Begin at the first line of the data and copy each line through the one containing "band_hi = [10, 20]", that line included, with no pictures.

** begin **

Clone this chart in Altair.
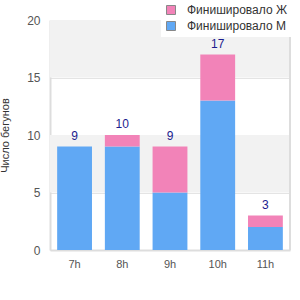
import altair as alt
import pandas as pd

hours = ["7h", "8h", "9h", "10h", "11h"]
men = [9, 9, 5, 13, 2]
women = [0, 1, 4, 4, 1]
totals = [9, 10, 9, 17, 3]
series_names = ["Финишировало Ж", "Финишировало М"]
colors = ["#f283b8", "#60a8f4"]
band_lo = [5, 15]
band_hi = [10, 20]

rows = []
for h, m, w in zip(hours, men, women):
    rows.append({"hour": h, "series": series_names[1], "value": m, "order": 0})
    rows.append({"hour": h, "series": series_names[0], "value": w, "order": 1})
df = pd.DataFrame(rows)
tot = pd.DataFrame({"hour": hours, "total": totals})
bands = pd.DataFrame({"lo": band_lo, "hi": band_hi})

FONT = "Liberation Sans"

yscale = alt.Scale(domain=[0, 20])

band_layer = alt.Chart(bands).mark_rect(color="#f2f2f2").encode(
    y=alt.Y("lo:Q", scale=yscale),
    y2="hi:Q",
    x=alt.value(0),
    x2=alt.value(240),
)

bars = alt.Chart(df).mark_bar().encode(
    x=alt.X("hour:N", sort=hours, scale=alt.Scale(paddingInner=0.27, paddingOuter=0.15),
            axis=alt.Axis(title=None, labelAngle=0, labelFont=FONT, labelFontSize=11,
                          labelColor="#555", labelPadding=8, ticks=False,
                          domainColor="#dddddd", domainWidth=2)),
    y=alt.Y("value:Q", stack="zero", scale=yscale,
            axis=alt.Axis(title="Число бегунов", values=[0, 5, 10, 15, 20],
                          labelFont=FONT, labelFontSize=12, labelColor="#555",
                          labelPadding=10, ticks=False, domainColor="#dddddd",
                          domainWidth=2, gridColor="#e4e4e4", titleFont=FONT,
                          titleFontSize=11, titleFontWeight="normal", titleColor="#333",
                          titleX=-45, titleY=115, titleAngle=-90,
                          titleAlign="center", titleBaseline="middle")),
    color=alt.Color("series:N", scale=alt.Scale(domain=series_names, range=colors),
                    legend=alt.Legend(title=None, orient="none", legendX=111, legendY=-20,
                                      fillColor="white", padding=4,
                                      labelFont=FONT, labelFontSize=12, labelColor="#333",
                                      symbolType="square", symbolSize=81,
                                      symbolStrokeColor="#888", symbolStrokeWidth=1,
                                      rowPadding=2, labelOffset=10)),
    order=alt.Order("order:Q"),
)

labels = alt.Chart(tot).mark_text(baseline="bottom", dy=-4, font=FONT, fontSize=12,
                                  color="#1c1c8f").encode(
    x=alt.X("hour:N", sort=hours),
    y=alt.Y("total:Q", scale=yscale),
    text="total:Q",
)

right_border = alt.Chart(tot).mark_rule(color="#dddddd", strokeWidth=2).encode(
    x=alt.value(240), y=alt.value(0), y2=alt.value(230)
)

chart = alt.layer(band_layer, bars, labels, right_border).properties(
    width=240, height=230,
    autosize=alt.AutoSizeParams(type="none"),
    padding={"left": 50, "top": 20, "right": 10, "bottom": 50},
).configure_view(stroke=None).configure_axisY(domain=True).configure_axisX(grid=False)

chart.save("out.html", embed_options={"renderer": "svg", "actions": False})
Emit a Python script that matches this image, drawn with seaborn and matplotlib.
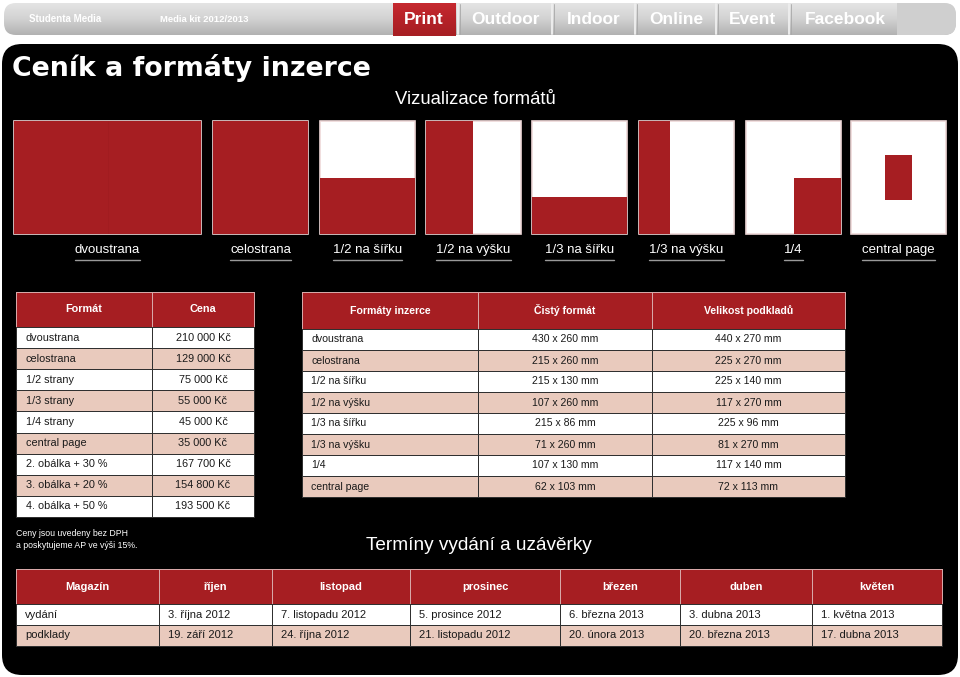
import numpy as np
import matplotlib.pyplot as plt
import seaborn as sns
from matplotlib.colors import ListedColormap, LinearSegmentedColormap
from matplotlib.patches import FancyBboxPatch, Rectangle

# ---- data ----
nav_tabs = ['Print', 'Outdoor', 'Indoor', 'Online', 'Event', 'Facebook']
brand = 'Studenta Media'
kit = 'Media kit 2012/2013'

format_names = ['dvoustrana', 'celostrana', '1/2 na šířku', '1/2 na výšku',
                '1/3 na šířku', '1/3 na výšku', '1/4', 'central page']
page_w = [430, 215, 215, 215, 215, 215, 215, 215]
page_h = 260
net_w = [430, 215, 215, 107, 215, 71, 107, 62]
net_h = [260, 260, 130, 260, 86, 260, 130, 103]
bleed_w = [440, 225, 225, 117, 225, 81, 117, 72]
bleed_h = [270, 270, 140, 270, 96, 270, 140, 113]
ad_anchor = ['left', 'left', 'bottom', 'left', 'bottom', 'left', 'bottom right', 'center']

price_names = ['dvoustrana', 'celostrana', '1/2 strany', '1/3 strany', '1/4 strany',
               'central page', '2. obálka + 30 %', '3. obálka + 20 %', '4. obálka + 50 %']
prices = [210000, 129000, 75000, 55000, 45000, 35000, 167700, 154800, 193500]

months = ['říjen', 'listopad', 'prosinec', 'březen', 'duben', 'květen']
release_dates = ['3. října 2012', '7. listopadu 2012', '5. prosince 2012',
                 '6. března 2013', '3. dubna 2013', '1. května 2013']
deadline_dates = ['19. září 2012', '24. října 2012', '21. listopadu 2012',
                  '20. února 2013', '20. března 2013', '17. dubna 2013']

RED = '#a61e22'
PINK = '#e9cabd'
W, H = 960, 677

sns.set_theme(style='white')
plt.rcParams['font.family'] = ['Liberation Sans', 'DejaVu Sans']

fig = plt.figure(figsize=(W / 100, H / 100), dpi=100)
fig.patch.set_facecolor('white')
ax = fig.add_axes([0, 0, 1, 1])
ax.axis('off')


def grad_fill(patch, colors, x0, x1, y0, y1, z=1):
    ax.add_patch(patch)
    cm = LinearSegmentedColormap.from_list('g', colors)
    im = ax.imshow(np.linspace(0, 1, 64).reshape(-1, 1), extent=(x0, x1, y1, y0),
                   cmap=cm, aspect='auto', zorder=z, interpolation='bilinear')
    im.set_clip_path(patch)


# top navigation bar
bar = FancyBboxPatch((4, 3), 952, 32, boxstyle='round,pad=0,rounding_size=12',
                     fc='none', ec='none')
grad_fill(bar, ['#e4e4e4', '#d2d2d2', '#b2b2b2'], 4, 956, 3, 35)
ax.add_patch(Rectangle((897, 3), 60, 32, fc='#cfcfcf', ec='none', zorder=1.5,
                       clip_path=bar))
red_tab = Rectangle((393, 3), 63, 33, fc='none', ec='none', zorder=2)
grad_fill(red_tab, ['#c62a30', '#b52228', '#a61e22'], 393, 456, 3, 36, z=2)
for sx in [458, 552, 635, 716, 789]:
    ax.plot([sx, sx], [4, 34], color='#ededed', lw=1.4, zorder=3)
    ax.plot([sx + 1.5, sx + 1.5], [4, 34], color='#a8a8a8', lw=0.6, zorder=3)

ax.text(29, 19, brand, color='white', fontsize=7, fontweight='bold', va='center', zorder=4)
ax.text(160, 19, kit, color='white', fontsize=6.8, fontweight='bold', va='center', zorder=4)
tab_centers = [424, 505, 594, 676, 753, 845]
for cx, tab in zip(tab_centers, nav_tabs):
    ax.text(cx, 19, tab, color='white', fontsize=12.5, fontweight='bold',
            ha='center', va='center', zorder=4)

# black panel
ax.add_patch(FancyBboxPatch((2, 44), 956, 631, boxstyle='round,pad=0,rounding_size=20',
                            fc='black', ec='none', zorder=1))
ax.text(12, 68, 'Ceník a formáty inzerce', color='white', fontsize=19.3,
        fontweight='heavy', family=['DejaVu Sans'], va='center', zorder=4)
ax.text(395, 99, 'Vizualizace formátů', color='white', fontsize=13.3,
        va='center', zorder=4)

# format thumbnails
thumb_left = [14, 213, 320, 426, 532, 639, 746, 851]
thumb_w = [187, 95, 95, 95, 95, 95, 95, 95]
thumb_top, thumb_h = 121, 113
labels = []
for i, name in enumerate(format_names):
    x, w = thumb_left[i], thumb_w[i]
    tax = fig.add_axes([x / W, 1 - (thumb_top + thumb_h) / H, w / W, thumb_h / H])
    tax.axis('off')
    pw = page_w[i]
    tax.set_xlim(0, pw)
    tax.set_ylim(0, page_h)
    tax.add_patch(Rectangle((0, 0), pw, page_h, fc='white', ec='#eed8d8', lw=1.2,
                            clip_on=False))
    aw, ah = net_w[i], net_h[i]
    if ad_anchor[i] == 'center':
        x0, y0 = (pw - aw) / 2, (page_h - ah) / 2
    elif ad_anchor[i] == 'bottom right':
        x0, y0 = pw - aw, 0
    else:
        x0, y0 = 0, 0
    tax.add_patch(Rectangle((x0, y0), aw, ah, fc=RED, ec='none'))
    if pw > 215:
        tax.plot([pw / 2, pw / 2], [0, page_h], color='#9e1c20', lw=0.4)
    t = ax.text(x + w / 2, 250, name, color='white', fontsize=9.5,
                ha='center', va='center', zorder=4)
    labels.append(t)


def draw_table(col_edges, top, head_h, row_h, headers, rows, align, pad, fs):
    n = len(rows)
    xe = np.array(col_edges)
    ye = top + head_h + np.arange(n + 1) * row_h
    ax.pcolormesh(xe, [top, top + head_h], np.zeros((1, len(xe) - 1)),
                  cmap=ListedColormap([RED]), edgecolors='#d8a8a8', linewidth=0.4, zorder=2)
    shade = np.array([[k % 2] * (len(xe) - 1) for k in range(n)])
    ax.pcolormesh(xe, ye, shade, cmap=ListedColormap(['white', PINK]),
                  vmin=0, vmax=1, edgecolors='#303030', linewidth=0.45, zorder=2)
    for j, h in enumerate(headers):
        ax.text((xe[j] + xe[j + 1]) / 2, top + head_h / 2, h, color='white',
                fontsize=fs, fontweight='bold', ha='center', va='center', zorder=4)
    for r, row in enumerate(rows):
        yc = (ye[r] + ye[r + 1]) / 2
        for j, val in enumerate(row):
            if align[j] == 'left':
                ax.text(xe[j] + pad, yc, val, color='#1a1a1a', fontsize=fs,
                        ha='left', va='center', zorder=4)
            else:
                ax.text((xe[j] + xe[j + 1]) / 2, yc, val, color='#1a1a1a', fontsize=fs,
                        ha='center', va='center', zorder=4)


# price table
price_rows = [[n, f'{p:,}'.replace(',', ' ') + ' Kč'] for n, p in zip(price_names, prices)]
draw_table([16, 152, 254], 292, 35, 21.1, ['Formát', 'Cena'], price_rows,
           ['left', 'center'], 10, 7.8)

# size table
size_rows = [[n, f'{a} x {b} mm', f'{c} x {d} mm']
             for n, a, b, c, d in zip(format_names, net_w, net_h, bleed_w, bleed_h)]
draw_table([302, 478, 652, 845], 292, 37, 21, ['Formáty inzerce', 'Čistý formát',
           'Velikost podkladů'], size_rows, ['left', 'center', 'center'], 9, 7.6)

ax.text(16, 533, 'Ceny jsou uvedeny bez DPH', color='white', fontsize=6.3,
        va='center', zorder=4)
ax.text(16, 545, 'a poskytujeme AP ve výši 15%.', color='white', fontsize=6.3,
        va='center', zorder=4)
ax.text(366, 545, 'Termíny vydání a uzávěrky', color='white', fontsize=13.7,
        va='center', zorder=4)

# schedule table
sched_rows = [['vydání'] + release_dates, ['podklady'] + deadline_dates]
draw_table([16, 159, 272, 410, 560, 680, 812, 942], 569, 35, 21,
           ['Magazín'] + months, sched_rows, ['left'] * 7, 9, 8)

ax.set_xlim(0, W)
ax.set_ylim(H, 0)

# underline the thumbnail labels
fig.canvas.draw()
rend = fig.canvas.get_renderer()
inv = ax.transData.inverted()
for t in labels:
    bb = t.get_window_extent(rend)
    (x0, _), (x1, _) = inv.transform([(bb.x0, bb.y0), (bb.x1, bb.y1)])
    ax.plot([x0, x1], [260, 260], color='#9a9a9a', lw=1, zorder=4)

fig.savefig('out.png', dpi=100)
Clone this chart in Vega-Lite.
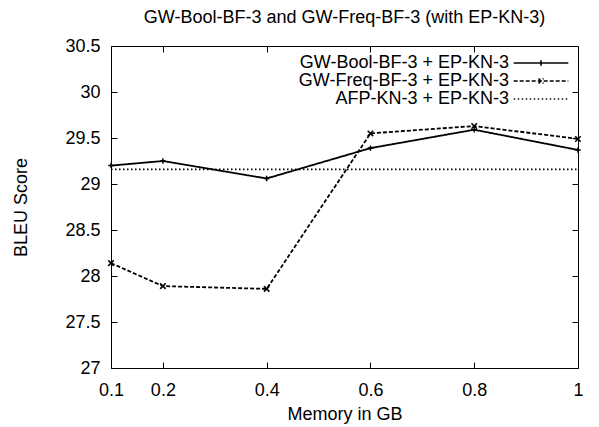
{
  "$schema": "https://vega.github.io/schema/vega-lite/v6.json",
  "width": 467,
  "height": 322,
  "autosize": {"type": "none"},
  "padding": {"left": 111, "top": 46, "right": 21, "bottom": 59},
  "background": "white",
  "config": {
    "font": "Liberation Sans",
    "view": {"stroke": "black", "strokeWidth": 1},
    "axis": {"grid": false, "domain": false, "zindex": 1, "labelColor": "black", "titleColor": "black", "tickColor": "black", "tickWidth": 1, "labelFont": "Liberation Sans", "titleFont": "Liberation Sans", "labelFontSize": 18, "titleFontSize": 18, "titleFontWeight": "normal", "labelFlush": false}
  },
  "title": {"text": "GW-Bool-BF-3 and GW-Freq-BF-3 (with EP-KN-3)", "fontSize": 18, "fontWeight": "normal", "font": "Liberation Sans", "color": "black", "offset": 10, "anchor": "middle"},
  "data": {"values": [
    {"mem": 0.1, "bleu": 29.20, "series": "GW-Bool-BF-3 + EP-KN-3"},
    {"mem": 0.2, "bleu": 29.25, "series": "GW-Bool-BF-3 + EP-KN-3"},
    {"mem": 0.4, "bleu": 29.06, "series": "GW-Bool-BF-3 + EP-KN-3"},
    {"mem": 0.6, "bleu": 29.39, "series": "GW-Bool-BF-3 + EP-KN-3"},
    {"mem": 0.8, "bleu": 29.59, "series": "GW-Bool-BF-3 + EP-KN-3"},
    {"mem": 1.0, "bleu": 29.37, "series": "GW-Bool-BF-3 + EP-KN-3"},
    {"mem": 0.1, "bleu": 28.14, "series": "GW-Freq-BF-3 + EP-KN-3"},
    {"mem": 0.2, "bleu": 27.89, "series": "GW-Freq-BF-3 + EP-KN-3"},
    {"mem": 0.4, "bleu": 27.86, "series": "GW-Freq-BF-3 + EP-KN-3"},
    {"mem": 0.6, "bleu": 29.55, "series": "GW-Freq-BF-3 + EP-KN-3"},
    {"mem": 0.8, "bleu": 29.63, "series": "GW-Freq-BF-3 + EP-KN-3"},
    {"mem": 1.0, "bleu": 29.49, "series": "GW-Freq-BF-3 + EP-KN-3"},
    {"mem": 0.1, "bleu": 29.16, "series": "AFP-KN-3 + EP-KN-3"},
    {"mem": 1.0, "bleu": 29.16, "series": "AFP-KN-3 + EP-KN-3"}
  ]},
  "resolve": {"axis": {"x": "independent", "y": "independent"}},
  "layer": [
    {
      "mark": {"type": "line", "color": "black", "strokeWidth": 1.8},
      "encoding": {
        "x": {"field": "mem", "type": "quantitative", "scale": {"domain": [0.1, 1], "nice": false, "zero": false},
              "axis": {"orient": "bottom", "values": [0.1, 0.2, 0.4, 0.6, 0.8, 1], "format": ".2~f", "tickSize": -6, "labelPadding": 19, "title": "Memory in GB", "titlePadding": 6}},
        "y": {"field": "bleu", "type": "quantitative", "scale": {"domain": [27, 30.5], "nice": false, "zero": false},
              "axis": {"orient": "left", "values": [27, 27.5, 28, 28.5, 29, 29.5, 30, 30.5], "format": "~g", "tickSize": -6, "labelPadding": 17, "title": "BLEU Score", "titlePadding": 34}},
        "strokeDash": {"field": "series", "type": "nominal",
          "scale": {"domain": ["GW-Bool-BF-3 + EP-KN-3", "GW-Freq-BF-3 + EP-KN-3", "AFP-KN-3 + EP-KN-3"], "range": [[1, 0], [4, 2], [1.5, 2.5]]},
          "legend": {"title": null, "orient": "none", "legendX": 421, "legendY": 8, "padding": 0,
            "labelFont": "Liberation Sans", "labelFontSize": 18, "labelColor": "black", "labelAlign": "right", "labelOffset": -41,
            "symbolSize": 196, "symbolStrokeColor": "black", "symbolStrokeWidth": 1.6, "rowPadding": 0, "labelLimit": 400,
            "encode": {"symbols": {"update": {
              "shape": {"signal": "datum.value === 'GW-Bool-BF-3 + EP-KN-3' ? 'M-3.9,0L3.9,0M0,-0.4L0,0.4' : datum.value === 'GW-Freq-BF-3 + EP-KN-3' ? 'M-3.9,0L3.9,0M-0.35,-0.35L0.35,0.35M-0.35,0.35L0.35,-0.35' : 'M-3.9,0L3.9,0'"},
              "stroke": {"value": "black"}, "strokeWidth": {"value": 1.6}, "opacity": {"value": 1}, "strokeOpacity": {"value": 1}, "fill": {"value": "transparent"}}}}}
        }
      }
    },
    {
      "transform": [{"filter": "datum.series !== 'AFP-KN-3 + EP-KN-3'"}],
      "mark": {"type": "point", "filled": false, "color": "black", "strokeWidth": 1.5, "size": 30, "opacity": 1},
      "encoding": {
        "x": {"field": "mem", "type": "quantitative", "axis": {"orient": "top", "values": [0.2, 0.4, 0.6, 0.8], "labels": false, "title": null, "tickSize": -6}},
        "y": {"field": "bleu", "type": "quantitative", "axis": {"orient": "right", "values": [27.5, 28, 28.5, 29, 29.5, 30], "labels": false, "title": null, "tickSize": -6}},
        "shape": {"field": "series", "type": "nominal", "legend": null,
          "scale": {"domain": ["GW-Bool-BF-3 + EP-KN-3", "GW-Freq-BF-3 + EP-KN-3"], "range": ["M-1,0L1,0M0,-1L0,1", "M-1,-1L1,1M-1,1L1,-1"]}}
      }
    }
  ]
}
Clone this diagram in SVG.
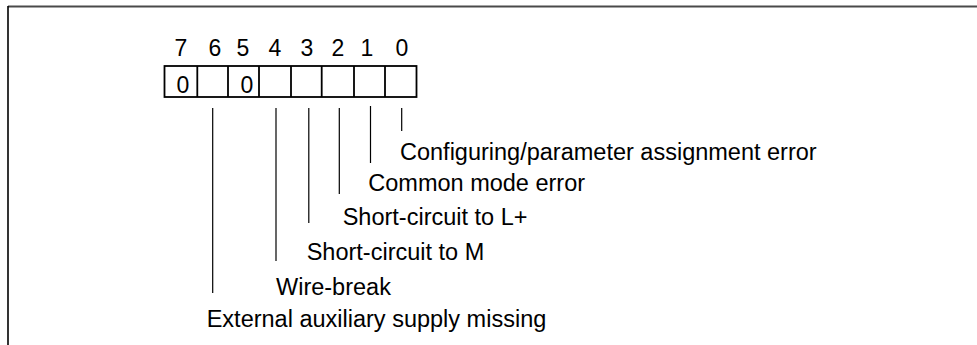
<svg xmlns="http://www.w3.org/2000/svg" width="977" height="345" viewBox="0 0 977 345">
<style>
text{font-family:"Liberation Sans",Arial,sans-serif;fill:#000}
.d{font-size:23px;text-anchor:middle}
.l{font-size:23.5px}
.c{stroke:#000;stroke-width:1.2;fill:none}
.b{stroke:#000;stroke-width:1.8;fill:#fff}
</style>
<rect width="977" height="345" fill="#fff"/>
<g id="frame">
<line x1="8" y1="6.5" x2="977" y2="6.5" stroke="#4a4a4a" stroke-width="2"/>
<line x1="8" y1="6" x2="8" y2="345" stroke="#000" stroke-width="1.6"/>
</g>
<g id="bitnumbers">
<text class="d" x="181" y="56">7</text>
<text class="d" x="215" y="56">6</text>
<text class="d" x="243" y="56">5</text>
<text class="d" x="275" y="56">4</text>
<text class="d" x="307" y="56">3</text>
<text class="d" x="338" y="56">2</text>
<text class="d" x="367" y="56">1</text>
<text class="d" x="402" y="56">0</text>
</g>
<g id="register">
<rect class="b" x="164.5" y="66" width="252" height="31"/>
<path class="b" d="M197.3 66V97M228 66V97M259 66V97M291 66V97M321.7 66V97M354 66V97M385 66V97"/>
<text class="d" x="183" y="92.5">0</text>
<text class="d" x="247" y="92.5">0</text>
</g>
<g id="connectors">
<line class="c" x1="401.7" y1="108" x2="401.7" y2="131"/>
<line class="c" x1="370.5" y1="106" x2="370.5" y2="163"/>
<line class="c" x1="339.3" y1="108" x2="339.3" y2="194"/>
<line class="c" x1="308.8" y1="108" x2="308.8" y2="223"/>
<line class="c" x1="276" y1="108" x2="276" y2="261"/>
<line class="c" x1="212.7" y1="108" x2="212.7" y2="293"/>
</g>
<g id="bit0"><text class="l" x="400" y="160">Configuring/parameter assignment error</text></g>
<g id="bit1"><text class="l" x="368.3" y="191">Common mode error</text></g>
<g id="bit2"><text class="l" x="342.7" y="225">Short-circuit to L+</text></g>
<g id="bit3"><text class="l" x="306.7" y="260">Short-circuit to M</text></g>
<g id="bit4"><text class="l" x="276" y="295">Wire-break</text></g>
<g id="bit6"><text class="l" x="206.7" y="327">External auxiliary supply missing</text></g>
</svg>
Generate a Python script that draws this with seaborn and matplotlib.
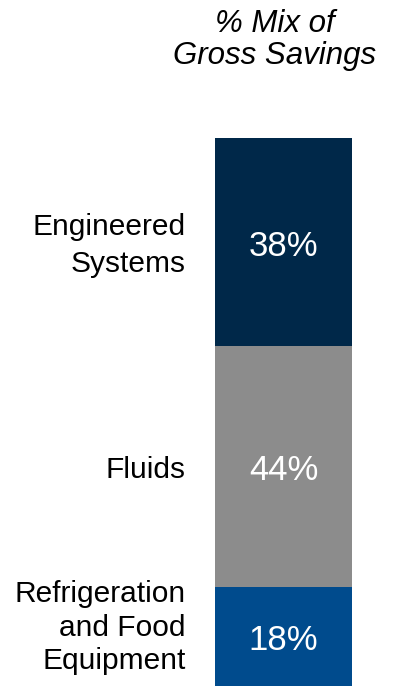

** end **

**Reply to the exercise**
Clone this chart in Altair.
import altair as alt
import pandas as pd

hours = ["7h", "8h", "9h", "10h", "11h"]
men = [9, 9, 5, 13, 2]
women = [0, 1, 4, 4, 1]
totals = [9, 10, 9, 17, 3]
series_names = ["Финишировало Ж", "Финишировало М"]
colors = ["#f283b8", "#60a8f4"]
band_lo = [5, 15]
band_hi = [10, 20]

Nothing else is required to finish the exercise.